O desmatamento é hoje o principal responsável pela emissão de gases de efeito estufa no Brasil, intensificando o aquecimento global. Do ano de 2004/2005, onde a situação na Amazônia brasileira era alarmante, com a segunda taxa mais alta de desmatamento anual já registrada, até os dias de hoje, com a existência da iniciativa, a história da soja no bioma Amazônico foi escrita em diferentes capítulos que envolveram: alertas globais, negociação entre diferentes atores e mobilização de milhares de pessoas.
O que era visto como uma “afronta” para o mercado acabou se tornando um grande trunfo comercial ao longo dos anos. Afinal, produzir soja livre de desmatamento abriu as portas de mais mercados para o produto brasileiro em tempos de reflexões sobre a origem do produto, consumo sustentável e emergência climática.
Ao longo desses 18 anos, a Moratória da Soja se tornou mundialmente reconhecida como um instrumento importante para reduzir o avanço do desmatamento na Amazônia e propiciar melhores condições de mercado para a exportação da soja brasileira frente às exigências dos mercados consumidores.
Enquanto os municípios monitorados pela Moratória tiveram uma redução de 69% no desmatamento (entre 2009 e 2022), a área plantada de soja no bioma Amazônia cresceu 344%.
Desse crescimento, 95,6% ocorreu em áreas já desmatadas/abertas antes de 2008, principalmente para pastagens.

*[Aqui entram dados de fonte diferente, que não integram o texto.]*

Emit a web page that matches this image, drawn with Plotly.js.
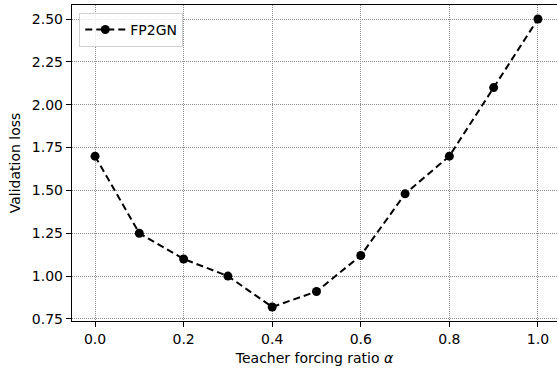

Neste mesmo período, o Brasil se tornou o maior produtor de soja no mundo, sendo responsável por mais de um terço do grão produzido globalmente.

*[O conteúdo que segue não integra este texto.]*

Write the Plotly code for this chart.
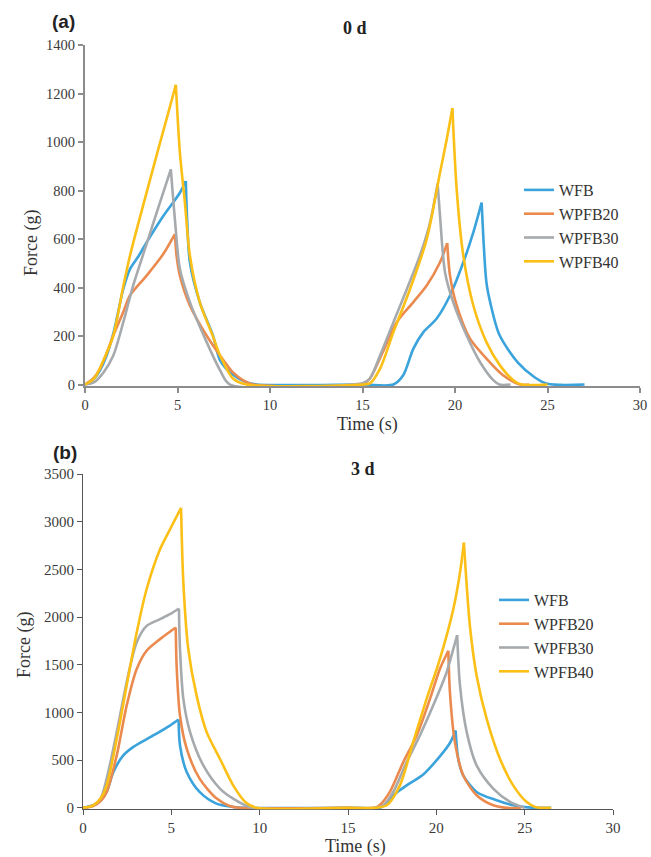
import plotly.graph_objects as go

W, H = 651, 857

series_names = ["WFB", "WPFB20", "WPFB30", "WPFB40"]
colors = ["#3AA3DC", "#EA8A4E", "#A7AAAD", "#FBBF16"]

# ---------- (a) 0 d ----------
a_wfb_t = [0, 0.5, 0.81, 1.17, 1.53, 2.07, 2.43, 2.9, 3.33, 4.23, 5.13, 5.45, 5.52, 5.67, 6.2, 6.92, 7.3, 8.0, 8.7, 9.3,
           15.0, 16.67, 17.2, 17.75, 18.29, 19.0, 19.73, 20.45, 20.99, 21.44, 21.7, 21.9, 22.4, 23.4, 24.3, 25.0, 27.0]
a_wfb_f = [0, 25, 59, 120, 210, 394, 476, 530, 586, 695, 791, 839, 681, 504, 340, 202, 100, 40, 10, 0,
           0, 0, 38, 148, 216, 271, 367, 504, 627, 750, 420, 340, 205, 90, 30, 3, 0]

a_w20_t = [0, 0.5, 0.81, 1.17, 1.53, 2.07, 2.43, 3.33, 4.23, 4.86, 4.95, 5.13, 5.67, 6.57, 7.3, 8.0, 8.6, 9.1,
           15.0, 15.4, 16.1, 16.85, 17.75, 18.47, 19.19, 19.58, 19.73, 20.09, 20.81, 21.7, 22.6, 23.5, 24.0]
a_w20_f = [0, 30, 66, 130, 202, 299, 367, 449, 538, 620, 531, 449, 326, 202, 120, 50, 15, 0,
           0, 25, 134, 257, 340, 408, 504, 583, 449, 326, 189, 107, 38, 0, 0]

a_w30_t = [0, 0.5, 1.0, 1.53, 2.07, 2.61, 3.33, 4.05, 4.64, 4.86, 5.13, 5.67, 6.57, 7.3, 7.84,
           14.5, 15.0, 15.4, 15.95, 16.67, 17.4, 18.1, 18.65, 19.06, 19.19, 19.46, 19.9, 20.63, 21.35, 22.07, 22.4, 23.0]
a_w30_f = [0, 10, 50, 120, 257, 410, 580, 750, 887, 681, 476, 340, 176, 59, 0,
           0, 5, 25, 120, 257, 394, 531, 668, 829, 695, 463, 340, 202, 93, 18, 0, 0]

a_w40_t = [0, 0.5, 1.0, 1.53, 2.07, 2.43, 3.06, 3.87, 4.5, 4.91, 5.13, 5.4, 5.67, 6.2, 6.9, 7.3, 8.0, 8.74,
           15.0, 15.4, 15.95, 16.67, 17.57, 18.47, 19.19, 19.55, 19.86, 20.09, 20.45, 20.99, 21.7, 22.43, 23.15, 23.6, 25.0]
a_w40_f = [0, 25, 100, 202, 405, 531, 715, 945, 1120, 1236, 955, 750, 531, 340, 202, 120, 25, 0,
           0, 5, 66, 216, 394, 599, 873, 1010, 1140, 805, 531, 326, 175, 79, 18, 0, 0]

# ---------- (b) 3 d ----------
b_wfb_t = [0, 0.58, 1.0, 1.34, 1.72, 2.28, 2.85, 3.98, 4.92, 5.41, 5.49, 5.87, 6.6, 7.55, 8.5, 9.2,
           15.0, 16.8, 17.0, 17.56, 18.32, 19.26, 20.2, 20.77, 21.09, 21.24, 21.52, 22.28, 23.41, 24.35, 25.2, 26.5]
b_wfb_f = [0, 27, 80, 167, 376, 550, 640, 759, 863, 926, 654, 376, 167, 45, 10, 0,
           0, 0, 20, 132, 236, 350, 540, 680, 811, 515, 341, 167, 80, 27, 5, 0]

b_w20_t = [0, 0.58, 1.0, 1.34, 1.91, 2.47, 3.04, 3.6, 4.36, 5.25, 5.3, 5.49, 5.87, 6.6, 7.57, 8.3, 8.9,
           15.0, 16.5, 16.8, 17.37, 18.13, 18.89, 19.64, 20.2, 20.68, 20.77, 21.05, 21.52, 22.28, 23.22, 24.0, 24.8]
b_w20_f = [0, 20, 70, 167, 550, 1072, 1456, 1647, 1769, 1891, 1490, 968, 620, 306, 97, 20, 0,
           0, 0, 30, 167, 480, 759, 1142, 1456, 1647, 1212, 690, 341, 132, 27, 0, 0]

b_w30_t = [0, 0.58, 1.0, 1.34, 1.91, 2.47, 3.04, 3.6, 4.36, 4.92, 5.43, 5.49, 5.68, 6.06, 6.81, 7.75, 8.5, 9.6,
           15.0, 16.5, 17.0, 17.56, 18.32, 19.07, 19.82, 20.58, 20.96, 21.18, 21.34, 21.72, 22.28, 23.22, 24.17, 25.0]
b_w30_f = [0, 25, 100, 306, 794, 1317, 1735, 1908, 1978, 2030, 2090, 1665, 1142, 794, 445, 202, 97, 0,
           0, 0, 27, 167, 480, 759, 1072, 1421, 1665, 1811, 1281, 794, 445, 202, 63, 0]

b_w40_t = [0, 0.58, 1.0, 1.34, 1.91, 2.47, 3.04, 3.6, 4.36, 4.92, 5.55, 5.68, 5.96, 6.43, 7.0, 7.75, 8.5, 9.2, 9.83,
           15.0, 16.5, 17.19, 17.94, 18.69, 19.45, 20.2, 20.96, 21.34, 21.56, 21.62, 21.9, 22.28, 22.85, 23.6, 24.35, 25.1, 25.6, 26.5]
b_w40_f = [0, 27, 100, 236, 724, 1281, 1839, 2292, 2710, 2918, 3145, 2362, 1665, 1177, 794, 515, 236, 60, 0,
           0, 0, 27, 236, 690, 1142, 1560, 2083, 2466, 2780, 2605, 1908, 1386, 933, 515, 236, 63, 10, 0]

a_sets = [(a_wfb_t, a_wfb_f), (a_w20_t, a_w20_f), (a_w30_t, a_w30_f), (a_w40_t, a_w40_f)]
b_sets = [(b_wfb_t, b_wfb_f), (b_w20_t, b_w20_f), (b_w30_t, b_w30_f), (b_w40_t, b_w40_f)]

x_ticks = [0, 5, 10, 15, 20, 25, 30]
a_y_ticks = [0, 200, 400, 600, 800, 1000, 1200, 1400]
b_y_ticks = [0, 500, 1000, 1500, 2000, 2500, 3000, 3500]

SERIF = "Liberation Serif, Times New Roman, serif"
SANS = "Liberation Sans, Arial, sans-serif"


def split_at_peaks(t, f):
    """Break the path at each sharp peak so the spline keeps the cusp."""
    xs, ys = [], []
    n = len(t)
    for i in range(n):
        xs.append(t[i])
        ys.append(f[i])
        if 0 < i < n - 1 and f[i] > f[i - 1] and f[i] > f[i + 1]:
            xs.extend([None, t[i]])
            ys.extend([None, f[i]])
    return xs, ys


fig = go.Figure()
for name, col, (t, f) in zip(series_names, colors, a_sets):
    xs, ys = split_at_peaks(t, f)
    fig.add_trace(go.Scatter(x=xs, y=ys, mode="lines", name=name, connectgaps=False,
                             line=dict(color=col, width=2.6, shape="spline", smoothing=0.8),
                             xaxis="x", yaxis="y", legend="legend"))
for name, col, (t, f) in zip(series_names, colors, b_sets):
    xs, ys = split_at_peaks(t, f)
    fig.add_trace(go.Scatter(x=xs, y=ys, mode="lines", name=name, connectgaps=False,
                             line=dict(color=col, width=2.6, shape="spline", smoothing=0.8),
                             xaxis="x2", yaxis="y2", legend="legend2"))


# helpers: page pixel (reference picture) -> paper fraction
def px_x(p):
    return p / W


def px_y(p):
    return (H - p) / H


top_axis = dict(showline=True, linecolor="#8C8C8C", linewidth=2, ticks="outside", ticklen=5,
                tickwidth=1.5, tickcolor="#8C8C8C", showgrid=False, zeroline=False, automargin=False,
                ticklabeloverflow="allow",
                tickfont=dict(family=SERIF, size=14.5, color="#3A3A3A"), layer="below traces")
bot_axis = dict(showline=True, linecolor="#555555", linewidth=1.2, ticks="outside", ticklen=5,
                tickwidth=1.2, tickcolor="#555555", showgrid=False, zeroline=False, automargin=False,
                ticklabeloverflow="allow",
                tickfont=dict(family=SERIF, size=15, color="#3A3A3A"), layer="below traces")

fig.update_layout(
    width=W, height=H, margin=dict(l=0, r=0, t=0, b=0, autoexpand=False),
    paper_bgcolor="white", plot_bgcolor="white",
    xaxis=dict(domain=[px_x(85), px_x(640)], range=[0, 30], tickvals=x_ticks, anchor="y", **top_axis),
    yaxis=dict(domain=[px_y(386), px_y(45)], range=[-6, 1400], tickvals=a_y_ticks, anchor="x", **top_axis),
    xaxis2=dict(domain=[px_x(83), px_x(613)], range=[0, 30], tickvals=x_ticks, anchor="y2", **bot_axis),
    yaxis2=dict(domain=[px_y(809.3), px_y(474)], range=[-15, 3500], tickvals=b_y_ticks, anchor="x2", **bot_axis),
    legend=dict(x=px_x(519), y=px_y(173), xanchor="left", yanchor="top", bgcolor="rgba(0,0,0,0)",
                font=dict(family=SERIF, size=16, color="#333333")),
    legend2=dict(x=px_x(494), y=px_y(583), xanchor="left", yanchor="top", bgcolor="rgba(0,0,0,0)",
                 font=dict(family=SERIF, size=16, color="#333333")),
    showlegend=True,
)


def ann(text, cx, cy, size, family, bold=False, angle=0, color="#222222"):
    fig.add_annotation(text=f"<b>{text}</b>" if bold else text, x=px_x(cx), y=px_y(cy),
                       xref="paper", yref="paper", xanchor="center", yanchor="middle",
                       showarrow=False, textangle=angle,
                       font=dict(family=family, size=size, color=color))


ann("(a)", 63.5, 22, 19, SANS, bold=True)
ann("0 d", 355, 28.5, 18, SERIF, bold=True)
ann("(b)", 64.5, 452, 19, SANS, bold=True)
ann("3 d", 363, 469, 18, SERIF, bold=True)
ann("Force (g)", 31.5, 243.5, 18, SERIF, angle=-90, color="#333333")
ann("Force (g)", 24.5, 645.5, 18, SERIF, angle=-90, color="#333333")
ann("Time (s)", 367, 424, 18, SERIF, color="#333333")
ann("Time (s)", 355, 846, 18, SERIF, color="#333333")

# remove the default page margin so the figure fills the 651x857 window exactly
fig.write_html("out.html",
               config={"displayModeBar": False},
               post_script="document.body.style.margin='0';document.body.style.overflow='hidden';")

Apesar do êxito, o futuro da Moratória da Soja ainda é incerto. Atualmente passa por questionamentos de produtores e atores políticos que querem enfraquecê-la e até derrubá-la. A Moratória da Soja é o maior e mais bem sucedido acordo de Desmatamento Zero no mundo. Dada a emergência climática que vivemos, esta deveria estar sendo aperfeiçoada e expandida para outros biomas, e não questionada. Agora cabe às empresas e consumidores da soja brasileira fazerem essa escolha.